Legal Affairs – He/she shall be an attorney in good standing with the Gwinnett County Bar Association and State Bar Association of
Georgia. They shall act to advise the organization on all legal matters.
Membership – He/she shall coordinate and assist the bookkeeper with the mailing of the annual invoices to all HOA’s, individual and
business members no later than February 15th of each year with payment due by April 1st of the same year. Other duties include
updating and maintaining all HOA officers and membership lists.
Programs – He/she shall have the responsibility of working with the Vice President to coordinate six (6) to eight (8) general
membership meetings per year. He/she will also make arrangements for all speakers to include: program agenda, sound system,
room set up and take down, sign in table, follow up thank you email/notes, and gifts for speakers. This will also include any political
candidate forums when appropriate.
FINANCIAL POLICIES AND PROCEDURES:
All purchases must have prior approval. Any purchase up to $100 must be approved in writing by the President. All other purchases over $100 must be pre-approved by the UPCCA Board and in writing from the President.
Large purchases over $500 should be subject to multiple quotes from similar vendors and approved by the board.

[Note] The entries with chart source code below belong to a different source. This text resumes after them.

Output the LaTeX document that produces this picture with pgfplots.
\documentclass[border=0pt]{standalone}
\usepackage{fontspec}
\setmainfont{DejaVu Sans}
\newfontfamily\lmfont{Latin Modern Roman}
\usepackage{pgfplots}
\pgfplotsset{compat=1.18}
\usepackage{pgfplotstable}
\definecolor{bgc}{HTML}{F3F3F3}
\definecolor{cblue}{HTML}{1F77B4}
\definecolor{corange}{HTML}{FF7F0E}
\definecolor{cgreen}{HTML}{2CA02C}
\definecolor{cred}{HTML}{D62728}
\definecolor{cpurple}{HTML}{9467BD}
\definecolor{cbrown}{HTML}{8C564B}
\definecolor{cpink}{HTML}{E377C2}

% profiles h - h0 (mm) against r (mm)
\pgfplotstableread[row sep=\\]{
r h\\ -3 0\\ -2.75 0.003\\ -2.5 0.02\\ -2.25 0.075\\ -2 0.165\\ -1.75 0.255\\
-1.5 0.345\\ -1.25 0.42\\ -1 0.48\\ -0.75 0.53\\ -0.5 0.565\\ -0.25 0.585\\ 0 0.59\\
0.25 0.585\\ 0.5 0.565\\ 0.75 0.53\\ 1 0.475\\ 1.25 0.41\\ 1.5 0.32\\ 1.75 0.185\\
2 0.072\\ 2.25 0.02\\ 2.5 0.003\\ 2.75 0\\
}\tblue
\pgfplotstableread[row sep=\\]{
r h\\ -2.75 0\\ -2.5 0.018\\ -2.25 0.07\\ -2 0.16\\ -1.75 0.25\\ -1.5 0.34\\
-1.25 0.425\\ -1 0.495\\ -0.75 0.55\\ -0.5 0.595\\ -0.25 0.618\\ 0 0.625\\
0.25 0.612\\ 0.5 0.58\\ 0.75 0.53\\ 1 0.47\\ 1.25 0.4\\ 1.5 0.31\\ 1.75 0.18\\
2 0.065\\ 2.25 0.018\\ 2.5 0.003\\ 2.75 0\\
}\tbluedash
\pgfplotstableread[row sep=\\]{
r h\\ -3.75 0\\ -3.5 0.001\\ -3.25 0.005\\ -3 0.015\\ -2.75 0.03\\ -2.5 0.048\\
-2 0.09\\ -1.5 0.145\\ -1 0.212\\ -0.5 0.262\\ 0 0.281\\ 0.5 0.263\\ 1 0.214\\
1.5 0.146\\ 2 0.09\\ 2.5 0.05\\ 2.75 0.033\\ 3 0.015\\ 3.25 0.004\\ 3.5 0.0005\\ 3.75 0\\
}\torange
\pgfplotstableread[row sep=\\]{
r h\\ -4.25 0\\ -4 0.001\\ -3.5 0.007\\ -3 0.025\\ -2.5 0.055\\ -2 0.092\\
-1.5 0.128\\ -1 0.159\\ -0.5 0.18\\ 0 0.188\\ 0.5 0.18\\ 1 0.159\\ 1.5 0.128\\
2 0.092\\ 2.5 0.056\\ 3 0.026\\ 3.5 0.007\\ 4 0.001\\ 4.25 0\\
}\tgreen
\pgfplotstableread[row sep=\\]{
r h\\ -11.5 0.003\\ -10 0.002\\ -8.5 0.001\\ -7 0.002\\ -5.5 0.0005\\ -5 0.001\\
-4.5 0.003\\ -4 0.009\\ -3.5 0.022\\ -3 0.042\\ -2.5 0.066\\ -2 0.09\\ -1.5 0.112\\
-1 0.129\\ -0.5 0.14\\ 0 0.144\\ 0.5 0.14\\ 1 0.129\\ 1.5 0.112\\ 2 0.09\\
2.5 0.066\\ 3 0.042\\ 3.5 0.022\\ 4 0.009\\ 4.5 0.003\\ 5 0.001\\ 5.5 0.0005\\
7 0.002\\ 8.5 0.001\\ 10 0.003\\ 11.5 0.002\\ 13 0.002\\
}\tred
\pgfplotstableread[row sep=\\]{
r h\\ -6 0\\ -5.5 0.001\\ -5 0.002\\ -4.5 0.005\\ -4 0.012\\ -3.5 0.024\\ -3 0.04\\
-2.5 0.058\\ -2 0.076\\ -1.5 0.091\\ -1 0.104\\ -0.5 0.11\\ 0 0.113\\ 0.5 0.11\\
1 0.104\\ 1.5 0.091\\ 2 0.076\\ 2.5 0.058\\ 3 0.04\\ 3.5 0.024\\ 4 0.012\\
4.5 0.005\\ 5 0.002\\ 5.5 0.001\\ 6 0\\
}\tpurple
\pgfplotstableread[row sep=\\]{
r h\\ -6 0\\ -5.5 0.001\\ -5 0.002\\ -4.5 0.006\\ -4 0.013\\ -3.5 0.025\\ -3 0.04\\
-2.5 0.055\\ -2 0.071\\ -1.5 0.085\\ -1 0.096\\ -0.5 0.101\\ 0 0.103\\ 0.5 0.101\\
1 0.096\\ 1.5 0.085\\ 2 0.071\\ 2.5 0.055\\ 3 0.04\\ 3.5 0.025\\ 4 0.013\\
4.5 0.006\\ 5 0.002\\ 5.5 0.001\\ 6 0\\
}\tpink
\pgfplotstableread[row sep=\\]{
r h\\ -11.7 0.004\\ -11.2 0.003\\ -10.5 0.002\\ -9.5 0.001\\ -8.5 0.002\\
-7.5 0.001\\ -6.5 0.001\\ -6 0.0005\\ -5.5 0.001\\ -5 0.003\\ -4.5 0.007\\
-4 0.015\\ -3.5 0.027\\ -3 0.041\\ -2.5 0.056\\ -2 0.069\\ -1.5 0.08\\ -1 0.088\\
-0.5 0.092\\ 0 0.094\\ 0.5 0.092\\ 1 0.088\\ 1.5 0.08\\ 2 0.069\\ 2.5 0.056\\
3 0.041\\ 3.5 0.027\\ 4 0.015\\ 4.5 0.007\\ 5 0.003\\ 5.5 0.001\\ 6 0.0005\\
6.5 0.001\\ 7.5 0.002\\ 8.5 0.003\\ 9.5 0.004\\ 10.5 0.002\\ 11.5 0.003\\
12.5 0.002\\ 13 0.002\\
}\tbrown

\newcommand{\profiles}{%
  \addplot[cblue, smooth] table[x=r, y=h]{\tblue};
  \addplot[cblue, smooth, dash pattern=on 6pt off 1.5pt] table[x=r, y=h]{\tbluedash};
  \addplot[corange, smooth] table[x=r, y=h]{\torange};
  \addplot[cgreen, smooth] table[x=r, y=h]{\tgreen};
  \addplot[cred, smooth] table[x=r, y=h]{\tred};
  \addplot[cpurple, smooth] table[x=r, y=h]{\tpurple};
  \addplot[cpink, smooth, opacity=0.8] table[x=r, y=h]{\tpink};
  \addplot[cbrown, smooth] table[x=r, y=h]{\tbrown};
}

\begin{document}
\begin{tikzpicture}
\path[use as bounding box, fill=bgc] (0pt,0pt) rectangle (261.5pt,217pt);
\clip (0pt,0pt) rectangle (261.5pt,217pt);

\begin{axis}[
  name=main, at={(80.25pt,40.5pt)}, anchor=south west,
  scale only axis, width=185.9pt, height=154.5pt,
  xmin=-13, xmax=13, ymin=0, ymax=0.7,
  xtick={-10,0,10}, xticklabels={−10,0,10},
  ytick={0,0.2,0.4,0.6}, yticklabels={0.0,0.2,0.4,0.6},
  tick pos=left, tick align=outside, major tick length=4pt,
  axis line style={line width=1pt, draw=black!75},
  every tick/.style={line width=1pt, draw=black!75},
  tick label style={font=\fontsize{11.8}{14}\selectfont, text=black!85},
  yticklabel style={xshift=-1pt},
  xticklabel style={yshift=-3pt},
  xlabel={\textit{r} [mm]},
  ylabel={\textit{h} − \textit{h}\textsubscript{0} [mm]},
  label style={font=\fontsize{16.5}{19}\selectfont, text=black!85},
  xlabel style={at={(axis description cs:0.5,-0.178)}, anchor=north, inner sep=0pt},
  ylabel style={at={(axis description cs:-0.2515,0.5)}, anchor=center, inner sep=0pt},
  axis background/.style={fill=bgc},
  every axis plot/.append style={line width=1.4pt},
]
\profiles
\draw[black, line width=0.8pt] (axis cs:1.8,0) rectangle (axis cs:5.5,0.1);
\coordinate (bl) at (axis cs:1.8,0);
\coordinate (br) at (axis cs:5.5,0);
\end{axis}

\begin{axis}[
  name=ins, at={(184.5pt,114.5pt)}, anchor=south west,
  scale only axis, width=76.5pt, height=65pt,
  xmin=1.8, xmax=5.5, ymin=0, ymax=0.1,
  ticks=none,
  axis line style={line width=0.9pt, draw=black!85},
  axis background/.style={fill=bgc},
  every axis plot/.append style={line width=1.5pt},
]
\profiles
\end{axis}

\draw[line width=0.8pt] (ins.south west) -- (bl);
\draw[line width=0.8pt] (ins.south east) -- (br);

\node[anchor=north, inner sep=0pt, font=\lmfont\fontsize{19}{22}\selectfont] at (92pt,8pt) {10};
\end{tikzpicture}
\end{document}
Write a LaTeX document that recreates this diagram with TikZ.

Expenses shall be turned in for reimbursement to the Treasurer at Board meetings. They must be accompanied by a Check Authorization Request Form with all supporting receipts attached. Proof-of-cost of doing business for the board should require proof-of-receipt/invoice from the original outsourced vendor.
Any UPCCA check written over the amount of $1,000 will require two signatures, the President and the Treasurer.
All UPCCA bank debit/credit cards shall be held by the Treasurer. Express use of said cards shall be authorized in writing by the President prior to being issued for use.
These bylaws were voted upon and approved by the corporation membership at the annual meeting held on November 14, 2016.